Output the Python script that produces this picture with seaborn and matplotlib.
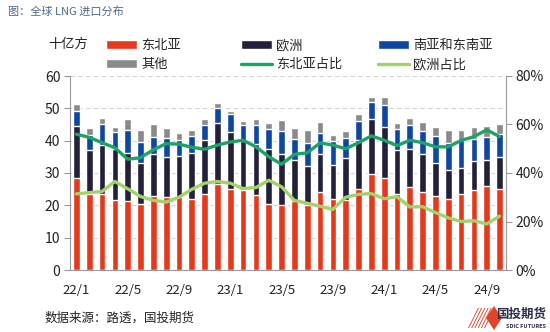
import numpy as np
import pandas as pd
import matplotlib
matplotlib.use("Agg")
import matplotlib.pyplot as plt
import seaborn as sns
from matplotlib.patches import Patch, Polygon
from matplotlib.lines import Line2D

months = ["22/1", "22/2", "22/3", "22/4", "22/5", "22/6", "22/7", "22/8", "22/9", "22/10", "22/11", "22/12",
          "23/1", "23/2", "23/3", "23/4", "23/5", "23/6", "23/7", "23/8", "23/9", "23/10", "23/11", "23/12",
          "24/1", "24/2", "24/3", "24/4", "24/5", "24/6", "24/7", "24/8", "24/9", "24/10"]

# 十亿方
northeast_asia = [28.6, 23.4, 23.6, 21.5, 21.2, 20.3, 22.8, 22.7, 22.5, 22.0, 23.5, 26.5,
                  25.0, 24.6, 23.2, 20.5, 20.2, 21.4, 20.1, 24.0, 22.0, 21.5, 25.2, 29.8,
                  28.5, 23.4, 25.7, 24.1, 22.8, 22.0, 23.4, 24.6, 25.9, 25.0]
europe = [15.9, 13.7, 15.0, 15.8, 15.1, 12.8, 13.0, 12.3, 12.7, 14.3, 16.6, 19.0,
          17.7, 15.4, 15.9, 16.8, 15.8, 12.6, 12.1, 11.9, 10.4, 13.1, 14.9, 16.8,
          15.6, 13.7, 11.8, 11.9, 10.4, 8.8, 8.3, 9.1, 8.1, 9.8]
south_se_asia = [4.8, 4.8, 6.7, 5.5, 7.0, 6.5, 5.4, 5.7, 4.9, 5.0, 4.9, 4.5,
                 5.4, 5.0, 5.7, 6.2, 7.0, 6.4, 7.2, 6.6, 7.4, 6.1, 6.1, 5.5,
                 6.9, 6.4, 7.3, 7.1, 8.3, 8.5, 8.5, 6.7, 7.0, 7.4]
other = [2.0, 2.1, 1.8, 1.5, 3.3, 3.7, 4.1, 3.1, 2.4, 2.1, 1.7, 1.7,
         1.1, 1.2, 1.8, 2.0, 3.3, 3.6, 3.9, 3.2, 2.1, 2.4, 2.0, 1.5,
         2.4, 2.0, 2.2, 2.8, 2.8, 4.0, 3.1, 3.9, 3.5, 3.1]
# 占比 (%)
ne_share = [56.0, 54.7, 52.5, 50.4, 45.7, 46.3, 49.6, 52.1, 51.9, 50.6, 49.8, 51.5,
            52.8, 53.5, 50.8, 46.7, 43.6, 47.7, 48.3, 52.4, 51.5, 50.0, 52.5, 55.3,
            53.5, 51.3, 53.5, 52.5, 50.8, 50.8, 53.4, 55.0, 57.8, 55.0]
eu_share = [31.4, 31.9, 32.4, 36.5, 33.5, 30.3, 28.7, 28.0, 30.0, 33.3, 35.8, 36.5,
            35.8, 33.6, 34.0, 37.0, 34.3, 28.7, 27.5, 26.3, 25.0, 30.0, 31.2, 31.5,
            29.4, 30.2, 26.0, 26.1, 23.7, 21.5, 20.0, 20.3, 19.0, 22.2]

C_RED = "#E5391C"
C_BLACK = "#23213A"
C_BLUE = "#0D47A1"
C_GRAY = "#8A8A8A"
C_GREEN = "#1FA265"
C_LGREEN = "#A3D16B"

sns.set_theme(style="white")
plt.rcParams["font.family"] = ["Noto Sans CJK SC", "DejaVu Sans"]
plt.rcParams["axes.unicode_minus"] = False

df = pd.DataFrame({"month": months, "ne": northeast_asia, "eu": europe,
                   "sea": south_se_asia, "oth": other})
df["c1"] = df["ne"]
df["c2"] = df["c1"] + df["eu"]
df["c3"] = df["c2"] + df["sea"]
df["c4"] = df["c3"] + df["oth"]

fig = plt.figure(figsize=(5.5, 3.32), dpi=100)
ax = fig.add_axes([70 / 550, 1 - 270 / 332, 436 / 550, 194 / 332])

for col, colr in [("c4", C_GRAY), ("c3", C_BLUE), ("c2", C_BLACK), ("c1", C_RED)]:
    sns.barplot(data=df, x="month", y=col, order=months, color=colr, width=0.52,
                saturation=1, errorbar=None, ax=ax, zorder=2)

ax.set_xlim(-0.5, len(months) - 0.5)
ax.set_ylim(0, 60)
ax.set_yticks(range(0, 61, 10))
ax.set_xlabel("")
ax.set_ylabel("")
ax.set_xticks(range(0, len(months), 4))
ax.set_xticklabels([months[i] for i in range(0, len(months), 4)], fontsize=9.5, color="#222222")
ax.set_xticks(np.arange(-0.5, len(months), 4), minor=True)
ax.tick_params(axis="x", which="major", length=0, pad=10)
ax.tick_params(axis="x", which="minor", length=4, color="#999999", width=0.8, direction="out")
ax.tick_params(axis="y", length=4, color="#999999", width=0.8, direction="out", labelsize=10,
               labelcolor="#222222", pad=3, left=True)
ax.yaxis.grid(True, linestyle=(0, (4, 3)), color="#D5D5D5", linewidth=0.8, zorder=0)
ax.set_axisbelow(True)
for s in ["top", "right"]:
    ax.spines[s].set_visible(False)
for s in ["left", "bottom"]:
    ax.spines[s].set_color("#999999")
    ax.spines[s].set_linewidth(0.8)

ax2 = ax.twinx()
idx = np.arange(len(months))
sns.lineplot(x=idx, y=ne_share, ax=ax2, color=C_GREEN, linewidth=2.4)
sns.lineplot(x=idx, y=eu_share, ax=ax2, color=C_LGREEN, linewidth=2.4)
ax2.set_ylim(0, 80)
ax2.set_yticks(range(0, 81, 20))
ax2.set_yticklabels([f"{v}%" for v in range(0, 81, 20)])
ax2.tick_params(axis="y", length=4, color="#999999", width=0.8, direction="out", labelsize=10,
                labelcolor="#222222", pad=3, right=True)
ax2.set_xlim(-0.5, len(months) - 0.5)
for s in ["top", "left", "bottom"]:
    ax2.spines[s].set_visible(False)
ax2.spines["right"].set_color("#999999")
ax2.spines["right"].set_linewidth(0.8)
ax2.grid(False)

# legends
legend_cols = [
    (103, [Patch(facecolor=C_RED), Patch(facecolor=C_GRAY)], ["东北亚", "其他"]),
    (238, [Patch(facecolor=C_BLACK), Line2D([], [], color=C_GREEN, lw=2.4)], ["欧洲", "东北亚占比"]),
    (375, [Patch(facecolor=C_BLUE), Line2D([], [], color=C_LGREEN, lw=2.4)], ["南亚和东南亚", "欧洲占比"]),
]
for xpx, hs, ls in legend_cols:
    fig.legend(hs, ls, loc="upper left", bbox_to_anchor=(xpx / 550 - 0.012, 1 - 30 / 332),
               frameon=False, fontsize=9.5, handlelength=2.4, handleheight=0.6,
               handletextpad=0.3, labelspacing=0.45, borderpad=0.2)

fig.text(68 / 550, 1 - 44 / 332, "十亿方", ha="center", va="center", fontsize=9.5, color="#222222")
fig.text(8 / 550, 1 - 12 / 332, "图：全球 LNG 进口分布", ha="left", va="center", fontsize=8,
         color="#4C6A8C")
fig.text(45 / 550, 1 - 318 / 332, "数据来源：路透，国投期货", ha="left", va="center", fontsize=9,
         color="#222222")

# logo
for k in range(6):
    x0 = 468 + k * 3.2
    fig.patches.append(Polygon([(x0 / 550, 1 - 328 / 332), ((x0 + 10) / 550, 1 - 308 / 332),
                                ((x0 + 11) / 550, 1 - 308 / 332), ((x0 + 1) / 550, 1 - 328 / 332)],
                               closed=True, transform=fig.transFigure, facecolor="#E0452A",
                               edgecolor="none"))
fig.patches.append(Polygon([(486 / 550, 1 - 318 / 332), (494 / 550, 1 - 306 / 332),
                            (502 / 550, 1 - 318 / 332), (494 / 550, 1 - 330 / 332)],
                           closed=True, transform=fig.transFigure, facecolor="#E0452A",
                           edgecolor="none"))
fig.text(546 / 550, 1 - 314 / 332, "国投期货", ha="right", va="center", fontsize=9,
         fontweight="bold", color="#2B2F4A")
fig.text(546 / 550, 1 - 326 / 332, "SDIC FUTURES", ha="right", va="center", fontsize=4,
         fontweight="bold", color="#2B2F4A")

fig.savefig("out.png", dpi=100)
--- --- ---
Begin at the first line of the material and copy each line exactly through the one containing "from matplotlib.lines import Line2D". Omit pictures.

Result of the exercise -
Output the Python script that produces this picture with seaborn and matplotlib.
import numpy as np
import pandas as pd
import matplotlib
matplotlib.use("Agg")
import matplotlib.pyplot as plt
import seaborn as sns
from matplotlib.patches import Patch, Polygon
from matplotlib.lines import Line2D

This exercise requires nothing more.